■ **Short task**: Exclude the pictures, then copy all remaining records exactly.

■ **Source data**:
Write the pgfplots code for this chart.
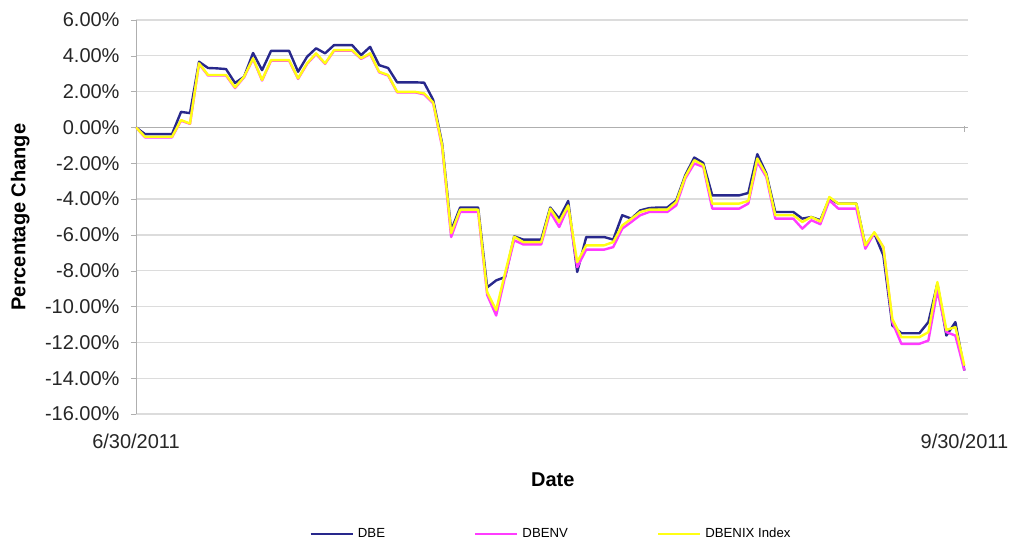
\documentclass[border=0pt]{standalone}
\usepackage{pgfplots}
\pgfplotsset{compat=1.18}
\usepackage{pgfplotstable}
\usepackage{fontspec}
\setmainfont{Liberation Sans}
\definecolor{dbe}{RGB}{40,40,140}
\definecolor{dbenv}{RGB}{255,60,255}
\definecolor{dbenix}{RGB}{255,255,20}
\definecolor{gridc}{RGB}{220,220,220}
\definecolor{axc}{RGB}{175,175,175}
\pgfplotstableread{
d dbe dbenv dbenix
0 0 0 0
1 -0.37 -0.55 -0.52
2 -0.37 -0.55 -0.52
3 -0.37 -0.55 -0.52
4 -0.37 -0.55 -0.52
5 0.87 0.38 0.41
6 0.80 0.20 0.22
7 3.67 3.55 3.58
8 3.32 2.90 2.93
9 3.30 2.90 2.93
10 3.26 2.90 2.93
11 2.48 2.20 2.24
12 2.83 2.80 2.83
13 4.16 3.83 3.86
14 3.20 2.62 2.65
15 4.28 3.73 3.76
16 4.28 3.73 3.76
17 4.28 3.73 3.76
18 3.11 2.71 2.74
19 3.95 3.55 3.58
20 4.42 4.10 4.14
21 4.14 3.55 3.58
22 4.60 4.29 4.32
23 4.60 4.29 4.32
24 4.60 4.29 4.32
25 4.04 3.83 3.86
26 4.50 4.10 4.14
27 3.48 3.08 3.11
28 3.32 2.90 2.93
29 2.52 1.96 1.99
30 2.52 1.96 1.99
31 2.52 1.96 1.99
32 2.50 1.85 1.90
33 1.55 1.35 1.40
34 -0.90 -1.10 -1.00
35 -5.74 -6.12 -5.90
36 -4.47 -4.72 -4.59
37 -4.47 -4.72 -4.59
38 -4.47 -4.72 -4.59
39 -8.93 -9.35 -9.20
40 -8.54 -10.50 -10.20
41 -8.35 -8.30 -8.10
42 -6.08 -6.30 -6.10
43 -6.26 -6.53 -6.40
44 -6.26 -6.53 -6.40
45 -6.26 -6.53 -6.40
46 -4.47 -4.72 -4.53
47 -5.09 -5.56 -5.28
48 -4.10 -4.44 -4.35
49 -8.07 -7.80 -7.52
50 -6.12 -6.82 -6.58
51 -6.12 -6.82 -6.58
52 -6.12 -6.82 -6.58
53 -6.26 -6.68 -6.40
54 -4.90 -5.65 -5.47
55 -5.09 -5.28 -5.10
56 -4.63 -4.90 -4.72
57 -4.50 -4.72 -4.59
58 -4.47 -4.72 -4.59
59 -4.47 -4.72 -4.59
60 -4.07 -4.35 -4.16
61 -2.67 -2.85 -2.75
62 -1.68 -2.01 -1.83
63 -1.98 -2.20 -2.10
64 -3.79 -4.53 -4.25
65 -3.79 -4.53 -4.25
66 -3.79 -4.53 -4.25
67 -3.79 -4.53 -4.25
68 -3.66 -4.25 -4.10
69 -1.49 -1.92 -1.73
70 -2.57 -2.76 -2.65
71 -4.72 -5.09 -4.90
72 -4.72 -5.09 -4.90
73 -4.72 -5.09 -4.90
74 -5.09 -5.65 -5.28
75 -5.00 -5.18 -5.00
76 -5.18 -5.40 -5.25
77 -3.97 -4.07 -3.88
78 -4.25 -4.53 -4.25
79 -4.25 -4.53 -4.25
80 -4.25 -4.53 -4.25
81 -6.58 -6.77 -6.58
82 -5.93 -5.89 -5.85
83 -7.14 -6.68 -6.68
84 -11.06 -10.87 -10.70
85 -11.49 -12.08 -11.71
86 -11.49 -12.08 -11.71
87 -11.49 -12.08 -11.71
88 -10.87 -11.90 -11.43
89 -8.72 -9.10 -8.63
90 -11.62 -11.43 -11.30
91 -10.87 -11.62 -11.15
92 -13.57 -13.57 -13.30
}\datatable
\begin{document}
\begin{tikzpicture}
\path[use as bounding box] (-68pt,-64pt) rectangle (437.5pt,207pt);
\begin{axis}[
  at={(0pt,0pt)}, anchor=south west,
  scale only axis, width=416pt, height=197pt,
  xmin=0, xmax=92.4, ymin=-16, ymax=6,
  axis lines*=left,
  x axis line style={draw=none},
  y axis line style={draw=axc},
  ytick={-16,-14,...,6},
  yticklabels={-16.00\%,-14.00\%,-12.00\%,-10.00\%,-8.00\%,-6.00\%,-4.00\%,-2.00\%,0.00\%,2.00\%,4.00\%,6.00\%},
  xtick={0,92}, xticklabels={6/30/2011,9/30/2011},
  x tick style={draw=none},
  y tick style={draw=axc},
  tick align=outside, major tick length=2.5pt,
  ymajorgrids, grid style={gridc, line width=0.6pt},
  tick label style={font=\fontsize{10}{12}\selectfont, text=black!85},
  yticklabel style={xshift=-2.2pt},
  xticklabel style={yshift=-4pt},
  ylabel={\textbf{Percentage Change}},
  ylabel style={at={(axis description cs:-0.139,0.5)}, anchor=center, font=\fontsize{10}{12}\selectfont},
  xlabel={\textbf{Date}},
  xlabel style={at={(axis description cs:0.501,-0.1675)}, anchor=center, font=\fontsize{10}{12}\selectfont},
  legend columns=3,
  legend style={at={(axis description cs:0.5,-0.305)}, anchor=center, draw=none, fill=none,
    font=\fontsize{6.6}{7}\selectfont,
    /tikz/every even column/.append style={column sep=42.5pt}},
  legend image code/.code={\draw[#1] (0pt,0pt) -- (21pt,0pt);},
  every axis plot/.append style={line width=1.2pt, line join=round},
]
\draw[axc, line width=0.7pt] (axis cs:0,0) -- (axis cs:92.4,0);
\draw[axc, line width=0.6pt] ([yshift=0.5pt]axis cs:92,0) -- ([yshift=-2.5pt]axis cs:92,0);
\addplot[dbe, no marks] table[x=d, y=dbe] {\datatable};
\addlegendentry{DBE}
\addplot[dbenv, no marks] table[x=d, y=dbenv] {\datatable};
\addlegendentry{DBENV}
\addplot[dbenix, no marks] table[x=d, y=dbenix] {\datatable};
\addlegendentry{DBENIX Index}
\end{axis}
\end{tikzpicture}
\end{document}
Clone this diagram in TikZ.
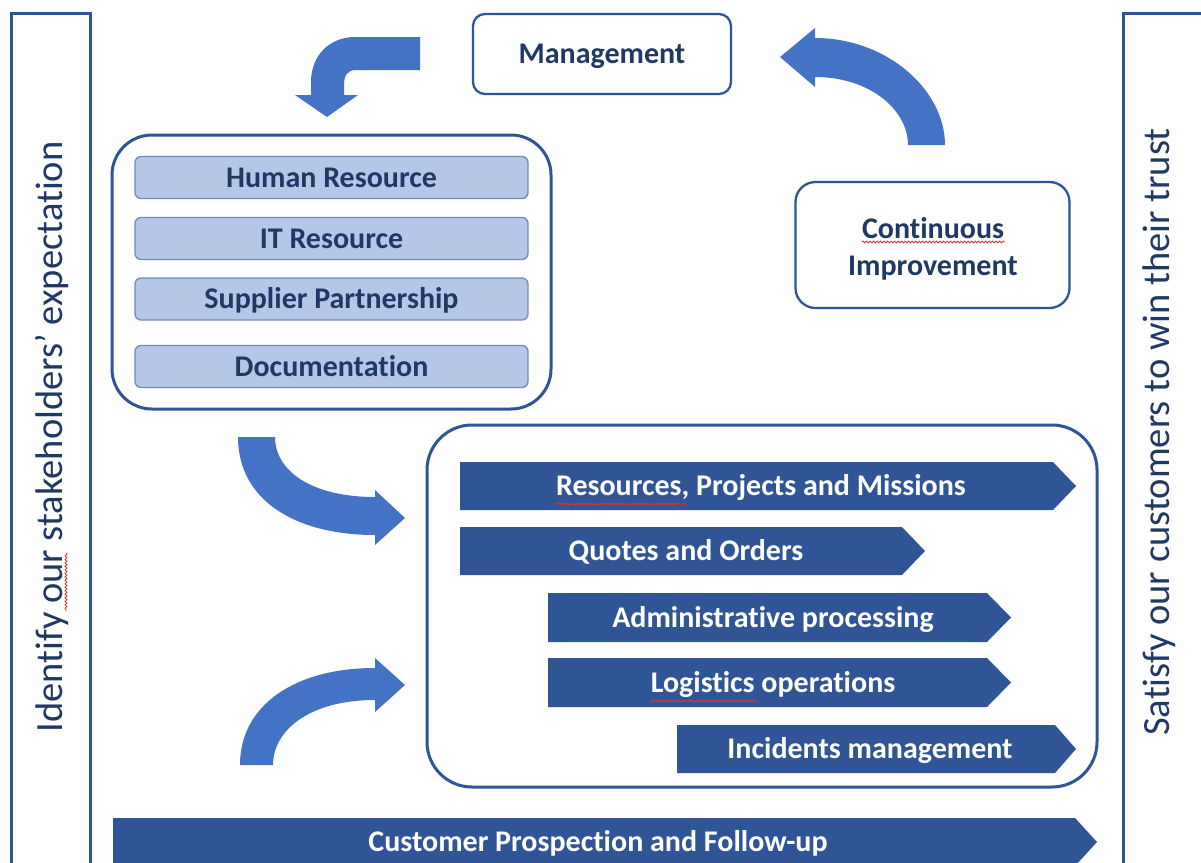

■ **Response below**:
Write the pgfplots code for this chart.
\documentclass[border=0pt]{standalone}
\usepackage{pgfplots}
\pgfplotsset{compat=1.18}
\usepackage{pgfplotstable}
\usepackage{fontspec}
\setmainfont{Liberation Sans}
\definecolor{dbe}{RGB}{40,40,140}
\definecolor{dbenv}{RGB}{255,60,255}
\definecolor{dbenix}{RGB}{255,255,20}
\definecolor{gridc}{RGB}{220,220,220}
\definecolor{axc}{RGB}{175,175,175}
\pgfplotstableread{
d dbe dbenv dbenix
0 0 0 0
1 -0.37 -0.55 -0.52
2 -0.37 -0.55 -0.52
3 -0.37 -0.55 -0.52
4 -0.37 -0.55 -0.52
5 0.87 0.38 0.41
6 0.80 0.20 0.22
7 3.67 3.55 3.58
8 3.32 2.90 2.93
9 3.30 2.90 2.93
10 3.26 2.90 2.93
11 2.48 2.20 2.24
12 2.83 2.80 2.83
13 4.16 3.83 3.86
14 3.20 2.62 2.65
15 4.28 3.73 3.76
16 4.28 3.73 3.76
17 4.28 3.73 3.76
18 3.11 2.71 2.74
19 3.95 3.55 3.58
20 4.42 4.10 4.14
21 4.14 3.55 3.58
22 4.60 4.29 4.32
23 4.60 4.29 4.32
24 4.60 4.29 4.32
25 4.04 3.83 3.86
26 4.50 4.10 4.14
27 3.48 3.08 3.11
28 3.32 2.90 2.93
29 2.52 1.96 1.99
30 2.52 1.96 1.99
31 2.52 1.96 1.99
32 2.50 1.85 1.90
33 1.55 1.35 1.40
34 -0.90 -1.10 -1.00
35 -5.74 -6.12 -5.90
36 -4.47 -4.72 -4.59
37 -4.47 -4.72 -4.59
38 -4.47 -4.72 -4.59
39 -8.93 -9.35 -9.20
40 -8.54 -10.50 -10.20
41 -8.35 -8.30 -8.10
42 -6.08 -6.30 -6.10
43 -6.26 -6.53 -6.40
44 -6.26 -6.53 -6.40
45 -6.26 -6.53 -6.40
46 -4.47 -4.72 -4.53
47 -5.09 -5.56 -5.28
48 -4.10 -4.44 -4.35
49 -8.07 -7.80 -7.52
50 -6.12 -6.82 -6.58
51 -6.12 -6.82 -6.58
52 -6.12 -6.82 -6.58
53 -6.26 -6.68 -6.40
54 -4.90 -5.65 -5.47
55 -5.09 -5.28 -5.10
56 -4.63 -4.90 -4.72
57 -4.50 -4.72 -4.59
58 -4.47 -4.72 -4.59
59 -4.47 -4.72 -4.59
60 -4.07 -4.35 -4.16
61 -2.67 -2.85 -2.75
62 -1.68 -2.01 -1.83
63 -1.98 -2.20 -2.10
64 -3.79 -4.53 -4.25
65 -3.79 -4.53 -4.25
66 -3.79 -4.53 -4.25
67 -3.79 -4.53 -4.25
68 -3.66 -4.25 -4.10
69 -1.49 -1.92 -1.73
70 -2.57 -2.76 -2.65
71 -4.72 -5.09 -4.90
72 -4.72 -5.09 -4.90
73 -4.72 -5.09 -4.90
74 -5.09 -5.65 -5.28
75 -5.00 -5.18 -5.00
76 -5.18 -5.40 -5.25
77 -3.97 -4.07 -3.88
78 -4.25 -4.53 -4.25
79 -4.25 -4.53 -4.25
80 -4.25 -4.53 -4.25
81 -6.58 -6.77 -6.58
82 -5.93 -5.89 -5.85
83 -7.14 -6.68 -6.68
84 -11.06 -10.87 -10.70
85 -11.49 -12.08 -11.71
86 -11.49 -12.08 -11.71
87 -11.49 -12.08 -11.71
88 -10.87 -11.90 -11.43
89 -8.72 -9.10 -8.63
90 -11.62 -11.43 -11.30
91 -10.87 -11.62 -11.15
92 -13.57 -13.57 -13.30
}\datatable
\begin{document}
\begin{tikzpicture}
\path[use as bounding box] (-68pt,-64pt) rectangle (437.5pt,207pt);
\begin{axis}[
  at={(0pt,0pt)}, anchor=south west,
  scale only axis, width=416pt, height=197pt,
  xmin=0, xmax=92.4, ymin=-16, ymax=6,
  axis lines*=left,
  x axis line style={draw=none},
  y axis line style={draw=axc},
  ytick={-16,-14,...,6},
  yticklabels={-16.00\%,-14.00\%,-12.00\%,-10.00\%,-8.00\%,-6.00\%,-4.00\%,-2.00\%,0.00\%,2.00\%,4.00\%,6.00\%},
  xtick={0,92}, xticklabels={6/30/2011,9/30/2011},
  x tick style={draw=none},
  y tick style={draw=axc},
  tick align=outside, major tick length=2.5pt,
  ymajorgrids, grid style={gridc, line width=0.6pt},
  tick label style={font=\fontsize{10}{12}\selectfont, text=black!85},
  yticklabel style={xshift=-2.2pt},
  xticklabel style={yshift=-4pt},
  ylabel={\textbf{Percentage Change}},
  ylabel style={at={(axis description cs:-0.139,0.5)}, anchor=center, font=\fontsize{10}{12}\selectfont},
  xlabel={\textbf{Date}},
  xlabel style={at={(axis description cs:0.501,-0.1675)}, anchor=center, font=\fontsize{10}{12}\selectfont},
  legend columns=3,
  legend style={at={(axis description cs:0.5,-0.305)}, anchor=center, draw=none, fill=none,
    font=\fontsize{6.6}{7}\selectfont,
    /tikz/every even column/.append style={column sep=42.5pt}},
  legend image code/.code={\draw[#1] (0pt,0pt) -- (21pt,0pt);},
  every axis plot/.append style={line width=1.2pt, line join=round},
]
\draw[axc, line width=0.7pt] (axis cs:0,0) -- (axis cs:92.4,0);
\draw[axc, line width=0.6pt] ([yshift=0.5pt]axis cs:92,0) -- ([yshift=-2.5pt]axis cs:92,0);
\addplot[dbe, no marks] table[x=d, y=dbe] {\datatable};
\addlegendentry{DBE}
\addplot[dbenv, no marks] table[x=d, y=dbenv] {\datatable};
\addlegendentry{DBENV}
\addplot[dbenix, no marks] table[x=d, y=dbenix] {\datatable};
\addlegendentry{DBENIX Index}
\end{axis}
\end{tikzpicture}
\end{document}
Clone this diagram in TikZ.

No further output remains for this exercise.